### PROMPT
Pictures are not part of the copy. Give again exactly the lines from the one with "Rebuild this chart" to the one with "const yTicks = [0, 5, 10, 15, 20, 25, 30];", inclusive.
-- start STORED ROWS --
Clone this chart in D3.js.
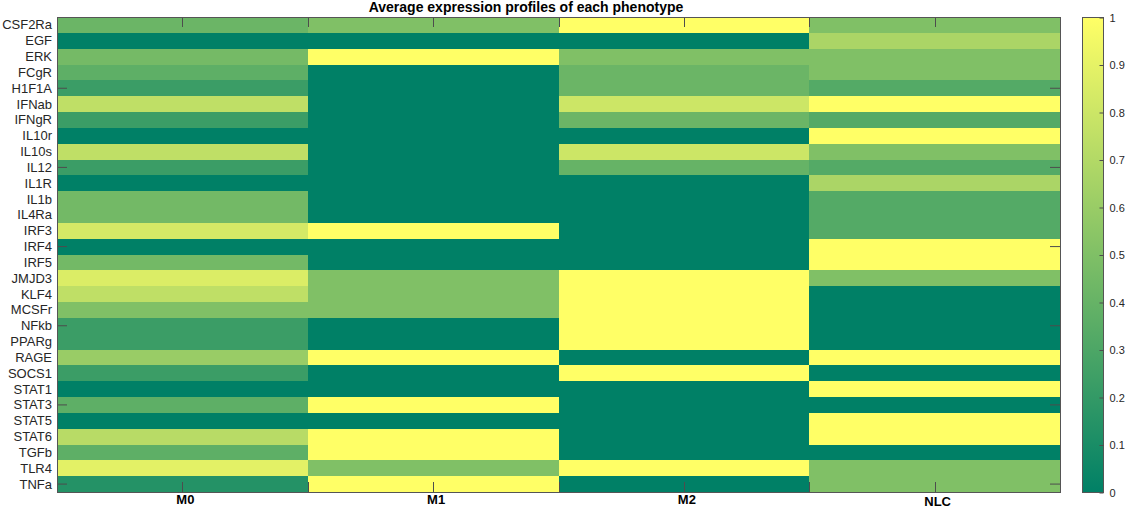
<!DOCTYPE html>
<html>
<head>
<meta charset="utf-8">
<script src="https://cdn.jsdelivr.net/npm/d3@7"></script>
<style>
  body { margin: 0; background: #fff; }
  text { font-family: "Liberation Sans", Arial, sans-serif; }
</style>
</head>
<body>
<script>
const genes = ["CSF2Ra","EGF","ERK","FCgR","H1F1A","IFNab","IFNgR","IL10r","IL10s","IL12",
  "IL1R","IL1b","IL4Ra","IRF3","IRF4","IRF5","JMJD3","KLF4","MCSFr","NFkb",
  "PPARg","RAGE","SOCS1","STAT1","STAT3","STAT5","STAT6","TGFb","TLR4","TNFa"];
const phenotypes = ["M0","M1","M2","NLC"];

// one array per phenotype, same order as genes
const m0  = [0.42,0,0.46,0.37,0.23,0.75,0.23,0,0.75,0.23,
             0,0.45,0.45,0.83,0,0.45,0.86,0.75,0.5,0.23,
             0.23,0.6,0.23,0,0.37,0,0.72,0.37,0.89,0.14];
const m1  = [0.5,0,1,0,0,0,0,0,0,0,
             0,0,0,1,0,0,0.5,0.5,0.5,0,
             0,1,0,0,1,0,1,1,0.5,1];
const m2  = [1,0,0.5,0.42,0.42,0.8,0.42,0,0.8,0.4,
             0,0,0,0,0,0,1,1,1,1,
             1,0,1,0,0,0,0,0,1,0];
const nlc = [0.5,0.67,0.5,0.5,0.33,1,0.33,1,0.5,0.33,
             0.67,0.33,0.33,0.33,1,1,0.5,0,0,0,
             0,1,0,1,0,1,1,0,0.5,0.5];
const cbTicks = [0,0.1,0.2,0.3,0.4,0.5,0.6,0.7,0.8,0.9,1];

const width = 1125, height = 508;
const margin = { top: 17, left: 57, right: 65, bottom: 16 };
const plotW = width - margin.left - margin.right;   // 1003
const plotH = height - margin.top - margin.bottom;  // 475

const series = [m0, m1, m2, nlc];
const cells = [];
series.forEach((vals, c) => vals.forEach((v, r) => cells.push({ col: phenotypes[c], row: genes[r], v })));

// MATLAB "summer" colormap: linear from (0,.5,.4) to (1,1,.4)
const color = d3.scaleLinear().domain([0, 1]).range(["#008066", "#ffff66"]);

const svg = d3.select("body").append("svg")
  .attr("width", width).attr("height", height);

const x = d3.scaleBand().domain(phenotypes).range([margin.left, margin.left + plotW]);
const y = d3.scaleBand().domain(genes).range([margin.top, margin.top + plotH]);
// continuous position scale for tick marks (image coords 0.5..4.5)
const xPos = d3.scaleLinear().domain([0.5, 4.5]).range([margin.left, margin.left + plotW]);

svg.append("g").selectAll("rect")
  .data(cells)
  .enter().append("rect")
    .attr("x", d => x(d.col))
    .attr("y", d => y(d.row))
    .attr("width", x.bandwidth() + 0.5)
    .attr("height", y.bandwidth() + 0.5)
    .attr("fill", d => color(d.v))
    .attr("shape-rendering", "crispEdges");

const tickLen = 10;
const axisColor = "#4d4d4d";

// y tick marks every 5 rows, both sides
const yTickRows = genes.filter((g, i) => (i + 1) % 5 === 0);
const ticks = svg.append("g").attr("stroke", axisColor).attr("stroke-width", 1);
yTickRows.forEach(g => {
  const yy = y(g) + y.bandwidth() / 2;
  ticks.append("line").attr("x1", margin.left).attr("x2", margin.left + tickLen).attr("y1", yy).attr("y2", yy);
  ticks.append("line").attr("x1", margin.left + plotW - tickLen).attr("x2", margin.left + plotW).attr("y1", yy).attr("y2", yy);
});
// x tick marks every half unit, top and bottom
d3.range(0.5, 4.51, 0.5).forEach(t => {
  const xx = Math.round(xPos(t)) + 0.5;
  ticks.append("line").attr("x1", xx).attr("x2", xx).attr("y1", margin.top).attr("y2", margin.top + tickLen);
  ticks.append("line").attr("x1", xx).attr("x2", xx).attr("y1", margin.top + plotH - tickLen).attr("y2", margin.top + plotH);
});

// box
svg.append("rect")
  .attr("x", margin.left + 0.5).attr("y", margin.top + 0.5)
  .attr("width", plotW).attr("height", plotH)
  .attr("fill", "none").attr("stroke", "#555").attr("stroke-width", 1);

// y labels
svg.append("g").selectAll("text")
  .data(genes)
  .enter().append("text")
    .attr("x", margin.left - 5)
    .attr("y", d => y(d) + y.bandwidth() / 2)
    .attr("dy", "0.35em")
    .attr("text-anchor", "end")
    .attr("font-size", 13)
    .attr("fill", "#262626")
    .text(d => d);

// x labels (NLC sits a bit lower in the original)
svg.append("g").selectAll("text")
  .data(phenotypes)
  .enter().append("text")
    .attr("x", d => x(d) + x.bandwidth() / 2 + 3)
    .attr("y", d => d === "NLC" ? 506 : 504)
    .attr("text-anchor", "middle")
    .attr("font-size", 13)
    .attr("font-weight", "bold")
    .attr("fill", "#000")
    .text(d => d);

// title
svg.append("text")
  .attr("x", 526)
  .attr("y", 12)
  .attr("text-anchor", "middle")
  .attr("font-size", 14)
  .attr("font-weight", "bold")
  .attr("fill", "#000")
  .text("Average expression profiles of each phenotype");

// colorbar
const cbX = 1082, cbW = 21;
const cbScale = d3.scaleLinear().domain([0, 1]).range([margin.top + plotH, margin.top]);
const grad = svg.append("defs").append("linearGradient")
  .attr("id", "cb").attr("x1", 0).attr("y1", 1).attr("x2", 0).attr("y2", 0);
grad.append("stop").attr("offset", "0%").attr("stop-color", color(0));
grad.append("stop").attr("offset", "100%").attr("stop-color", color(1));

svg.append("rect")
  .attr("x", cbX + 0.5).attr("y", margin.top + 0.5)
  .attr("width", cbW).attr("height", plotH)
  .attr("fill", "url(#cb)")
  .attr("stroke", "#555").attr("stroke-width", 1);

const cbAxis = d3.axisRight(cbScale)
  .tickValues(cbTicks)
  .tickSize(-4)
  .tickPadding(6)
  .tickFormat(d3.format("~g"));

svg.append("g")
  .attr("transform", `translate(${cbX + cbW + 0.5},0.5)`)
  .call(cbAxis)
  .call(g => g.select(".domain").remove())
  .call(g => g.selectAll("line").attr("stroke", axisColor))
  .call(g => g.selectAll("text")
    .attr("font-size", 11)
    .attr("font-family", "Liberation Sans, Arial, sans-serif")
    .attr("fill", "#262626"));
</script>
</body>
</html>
-- end STORED ROWS --
-- start STORED ROWS --
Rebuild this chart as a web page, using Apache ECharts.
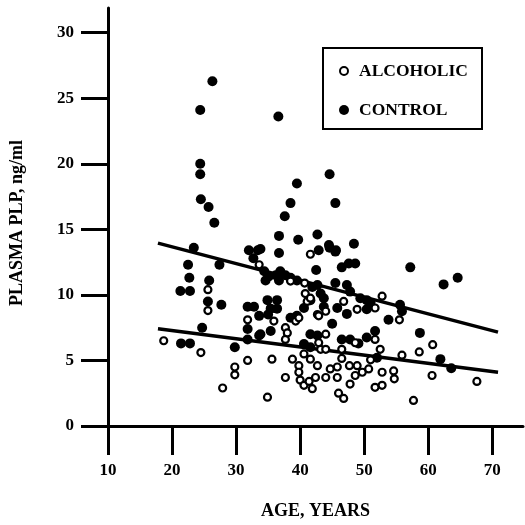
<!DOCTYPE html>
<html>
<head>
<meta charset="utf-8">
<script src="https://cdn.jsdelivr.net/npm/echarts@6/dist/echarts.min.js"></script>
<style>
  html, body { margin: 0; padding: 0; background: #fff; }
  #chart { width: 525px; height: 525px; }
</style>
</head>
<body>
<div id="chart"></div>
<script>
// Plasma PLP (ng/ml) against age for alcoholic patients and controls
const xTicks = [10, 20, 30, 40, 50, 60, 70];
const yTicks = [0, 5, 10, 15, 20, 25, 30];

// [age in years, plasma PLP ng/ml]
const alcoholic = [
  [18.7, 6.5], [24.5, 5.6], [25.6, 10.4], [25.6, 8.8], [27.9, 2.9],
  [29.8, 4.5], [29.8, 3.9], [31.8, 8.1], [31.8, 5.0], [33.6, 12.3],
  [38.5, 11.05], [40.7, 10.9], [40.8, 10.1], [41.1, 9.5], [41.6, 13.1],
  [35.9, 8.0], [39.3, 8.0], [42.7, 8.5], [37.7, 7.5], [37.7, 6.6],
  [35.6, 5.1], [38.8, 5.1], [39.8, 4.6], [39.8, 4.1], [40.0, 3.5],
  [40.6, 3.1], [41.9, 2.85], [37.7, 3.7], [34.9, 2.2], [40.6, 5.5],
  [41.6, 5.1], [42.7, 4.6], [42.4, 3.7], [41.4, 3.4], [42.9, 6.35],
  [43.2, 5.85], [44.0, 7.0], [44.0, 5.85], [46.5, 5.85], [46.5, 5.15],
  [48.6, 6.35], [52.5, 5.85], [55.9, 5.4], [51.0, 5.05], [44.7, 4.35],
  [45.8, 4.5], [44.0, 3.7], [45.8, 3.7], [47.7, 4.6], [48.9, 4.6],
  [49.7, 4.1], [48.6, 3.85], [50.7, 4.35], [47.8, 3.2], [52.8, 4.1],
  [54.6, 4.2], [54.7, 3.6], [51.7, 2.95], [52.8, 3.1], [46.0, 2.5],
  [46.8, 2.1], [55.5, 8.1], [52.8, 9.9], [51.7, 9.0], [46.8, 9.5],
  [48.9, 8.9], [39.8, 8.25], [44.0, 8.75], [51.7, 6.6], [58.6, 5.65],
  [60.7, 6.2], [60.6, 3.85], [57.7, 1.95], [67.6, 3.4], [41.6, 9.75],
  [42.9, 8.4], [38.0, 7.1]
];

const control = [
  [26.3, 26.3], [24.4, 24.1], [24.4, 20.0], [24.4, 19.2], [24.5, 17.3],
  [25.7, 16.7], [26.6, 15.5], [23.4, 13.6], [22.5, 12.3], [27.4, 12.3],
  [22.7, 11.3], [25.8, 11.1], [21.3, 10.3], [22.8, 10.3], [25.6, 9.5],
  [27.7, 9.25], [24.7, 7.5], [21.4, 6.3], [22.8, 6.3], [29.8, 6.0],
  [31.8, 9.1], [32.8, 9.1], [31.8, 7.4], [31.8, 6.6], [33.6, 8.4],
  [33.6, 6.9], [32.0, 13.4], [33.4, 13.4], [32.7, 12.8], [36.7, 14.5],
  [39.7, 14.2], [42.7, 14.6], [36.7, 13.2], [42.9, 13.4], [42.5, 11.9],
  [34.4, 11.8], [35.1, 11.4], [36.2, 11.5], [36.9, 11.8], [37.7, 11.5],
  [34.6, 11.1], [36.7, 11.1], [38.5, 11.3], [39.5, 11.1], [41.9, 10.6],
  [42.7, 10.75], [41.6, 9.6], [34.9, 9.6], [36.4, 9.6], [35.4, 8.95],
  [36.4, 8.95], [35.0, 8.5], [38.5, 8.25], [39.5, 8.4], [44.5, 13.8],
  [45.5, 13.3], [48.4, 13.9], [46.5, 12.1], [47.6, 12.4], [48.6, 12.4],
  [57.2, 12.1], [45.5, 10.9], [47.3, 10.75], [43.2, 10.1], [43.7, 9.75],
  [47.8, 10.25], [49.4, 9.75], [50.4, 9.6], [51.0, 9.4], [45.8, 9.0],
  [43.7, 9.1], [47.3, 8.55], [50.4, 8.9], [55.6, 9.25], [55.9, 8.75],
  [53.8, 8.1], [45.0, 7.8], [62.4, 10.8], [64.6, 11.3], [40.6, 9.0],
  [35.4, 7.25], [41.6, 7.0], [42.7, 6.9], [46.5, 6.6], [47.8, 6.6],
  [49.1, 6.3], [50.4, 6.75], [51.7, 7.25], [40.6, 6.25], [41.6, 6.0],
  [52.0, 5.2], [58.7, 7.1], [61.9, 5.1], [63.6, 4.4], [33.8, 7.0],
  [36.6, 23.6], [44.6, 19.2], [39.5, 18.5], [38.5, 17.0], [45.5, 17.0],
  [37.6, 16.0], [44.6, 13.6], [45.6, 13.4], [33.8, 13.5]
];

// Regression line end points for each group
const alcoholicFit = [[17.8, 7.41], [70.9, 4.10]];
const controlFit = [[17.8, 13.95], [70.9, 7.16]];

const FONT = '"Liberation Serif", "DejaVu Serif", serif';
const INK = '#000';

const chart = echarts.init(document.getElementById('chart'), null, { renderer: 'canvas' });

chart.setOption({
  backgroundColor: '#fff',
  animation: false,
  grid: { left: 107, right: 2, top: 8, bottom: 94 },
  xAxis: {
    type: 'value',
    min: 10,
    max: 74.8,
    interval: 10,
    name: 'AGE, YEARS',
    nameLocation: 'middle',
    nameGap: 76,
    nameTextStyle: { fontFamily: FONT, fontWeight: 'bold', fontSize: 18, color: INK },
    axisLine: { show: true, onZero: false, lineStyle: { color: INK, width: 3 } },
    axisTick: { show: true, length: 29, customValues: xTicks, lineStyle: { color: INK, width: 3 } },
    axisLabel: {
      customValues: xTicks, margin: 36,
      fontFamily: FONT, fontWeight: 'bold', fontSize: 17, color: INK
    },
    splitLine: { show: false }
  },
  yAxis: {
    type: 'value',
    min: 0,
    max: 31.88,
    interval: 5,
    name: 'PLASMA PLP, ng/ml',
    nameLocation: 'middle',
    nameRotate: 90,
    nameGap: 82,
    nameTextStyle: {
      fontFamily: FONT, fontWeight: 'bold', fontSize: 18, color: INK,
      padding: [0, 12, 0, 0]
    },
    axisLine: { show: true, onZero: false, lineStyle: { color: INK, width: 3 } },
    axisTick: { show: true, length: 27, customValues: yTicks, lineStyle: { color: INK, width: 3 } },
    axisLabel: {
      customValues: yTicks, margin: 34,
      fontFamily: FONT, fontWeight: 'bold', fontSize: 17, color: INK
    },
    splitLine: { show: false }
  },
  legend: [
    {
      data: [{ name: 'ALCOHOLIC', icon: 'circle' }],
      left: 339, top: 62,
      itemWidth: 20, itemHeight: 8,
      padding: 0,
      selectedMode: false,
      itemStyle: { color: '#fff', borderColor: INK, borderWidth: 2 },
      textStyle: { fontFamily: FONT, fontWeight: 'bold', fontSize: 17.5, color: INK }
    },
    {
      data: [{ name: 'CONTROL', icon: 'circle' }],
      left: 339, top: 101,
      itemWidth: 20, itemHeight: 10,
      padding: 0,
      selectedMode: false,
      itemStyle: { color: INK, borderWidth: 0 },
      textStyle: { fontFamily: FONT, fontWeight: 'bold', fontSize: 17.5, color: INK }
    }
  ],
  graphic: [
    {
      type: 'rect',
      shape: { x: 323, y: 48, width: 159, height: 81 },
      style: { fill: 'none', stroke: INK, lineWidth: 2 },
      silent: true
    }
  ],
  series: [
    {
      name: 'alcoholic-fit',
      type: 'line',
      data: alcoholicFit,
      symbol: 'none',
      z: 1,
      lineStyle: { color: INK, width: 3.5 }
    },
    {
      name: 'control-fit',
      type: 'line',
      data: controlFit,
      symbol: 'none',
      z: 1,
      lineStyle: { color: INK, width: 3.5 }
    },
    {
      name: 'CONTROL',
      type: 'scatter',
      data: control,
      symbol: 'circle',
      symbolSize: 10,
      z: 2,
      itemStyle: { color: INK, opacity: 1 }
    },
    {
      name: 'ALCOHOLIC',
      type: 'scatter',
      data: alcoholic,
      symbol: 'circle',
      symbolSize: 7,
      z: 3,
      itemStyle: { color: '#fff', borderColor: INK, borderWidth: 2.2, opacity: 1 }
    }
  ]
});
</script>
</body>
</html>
-- end STORED ROWS --
-- start STORED ROWS --
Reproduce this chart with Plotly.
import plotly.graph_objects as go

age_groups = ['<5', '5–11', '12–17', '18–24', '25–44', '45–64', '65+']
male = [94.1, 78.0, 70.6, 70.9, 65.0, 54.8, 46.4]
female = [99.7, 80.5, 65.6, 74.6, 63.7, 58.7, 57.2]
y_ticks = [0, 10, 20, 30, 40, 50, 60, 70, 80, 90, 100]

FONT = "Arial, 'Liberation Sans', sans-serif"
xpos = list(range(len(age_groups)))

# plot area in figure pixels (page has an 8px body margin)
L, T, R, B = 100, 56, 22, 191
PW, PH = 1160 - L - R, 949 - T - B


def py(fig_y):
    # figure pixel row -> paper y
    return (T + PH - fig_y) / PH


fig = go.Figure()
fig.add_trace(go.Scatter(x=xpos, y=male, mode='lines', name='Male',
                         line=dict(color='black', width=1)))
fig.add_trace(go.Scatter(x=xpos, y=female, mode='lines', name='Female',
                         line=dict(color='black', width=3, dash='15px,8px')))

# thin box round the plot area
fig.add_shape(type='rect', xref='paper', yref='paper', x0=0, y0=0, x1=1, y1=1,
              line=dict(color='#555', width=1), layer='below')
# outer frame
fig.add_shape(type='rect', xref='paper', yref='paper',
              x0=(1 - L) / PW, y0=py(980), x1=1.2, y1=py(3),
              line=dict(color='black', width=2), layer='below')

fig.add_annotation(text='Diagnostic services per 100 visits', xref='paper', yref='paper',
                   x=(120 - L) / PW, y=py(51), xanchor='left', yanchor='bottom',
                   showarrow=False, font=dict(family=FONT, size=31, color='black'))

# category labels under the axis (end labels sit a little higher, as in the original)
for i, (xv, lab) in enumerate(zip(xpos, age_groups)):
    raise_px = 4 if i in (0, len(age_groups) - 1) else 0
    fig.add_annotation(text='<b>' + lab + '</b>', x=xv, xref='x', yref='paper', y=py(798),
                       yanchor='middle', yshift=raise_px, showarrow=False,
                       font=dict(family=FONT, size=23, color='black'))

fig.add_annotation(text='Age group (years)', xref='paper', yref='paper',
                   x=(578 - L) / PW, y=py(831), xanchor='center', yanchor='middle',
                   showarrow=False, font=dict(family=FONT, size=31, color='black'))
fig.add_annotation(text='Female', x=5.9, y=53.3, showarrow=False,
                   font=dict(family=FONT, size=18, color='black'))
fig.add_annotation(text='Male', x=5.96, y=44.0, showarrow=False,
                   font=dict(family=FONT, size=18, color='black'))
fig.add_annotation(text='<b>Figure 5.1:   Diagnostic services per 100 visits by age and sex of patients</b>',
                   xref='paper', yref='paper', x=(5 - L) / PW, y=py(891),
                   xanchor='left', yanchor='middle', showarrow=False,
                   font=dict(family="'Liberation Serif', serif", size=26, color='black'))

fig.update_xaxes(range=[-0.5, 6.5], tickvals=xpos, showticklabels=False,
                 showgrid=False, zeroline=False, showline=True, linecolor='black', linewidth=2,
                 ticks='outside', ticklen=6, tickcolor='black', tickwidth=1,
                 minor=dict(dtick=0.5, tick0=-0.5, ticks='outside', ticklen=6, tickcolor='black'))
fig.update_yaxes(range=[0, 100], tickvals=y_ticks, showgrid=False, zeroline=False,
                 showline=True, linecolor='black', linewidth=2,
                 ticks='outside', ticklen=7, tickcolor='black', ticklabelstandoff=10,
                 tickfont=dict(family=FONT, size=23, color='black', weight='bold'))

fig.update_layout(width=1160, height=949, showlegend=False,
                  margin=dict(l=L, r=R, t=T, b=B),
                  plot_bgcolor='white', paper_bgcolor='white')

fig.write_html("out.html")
-- end STORED ROWS --
### REPLY
Rebuild this chart as a web page, using Apache ECharts.
<!DOCTYPE html>
<html>
<head>
<meta charset="utf-8">
<script src="https://cdn.jsdelivr.net/npm/echarts@6/dist/echarts.min.js"></script>
<style>
  html, body { margin: 0; padding: 0; background: #fff; }
  #chart { width: 525px; height: 525px; }
</style>
</head>
<body>
<div id="chart"></div>
<script>
// Plasma PLP (ng/ml) against age for alcoholic patients and controls
const xTicks = [10, 20, 30, 40, 50, 60, 70];
const yTicks = [0, 5, 10, 15, 20, 25, 30];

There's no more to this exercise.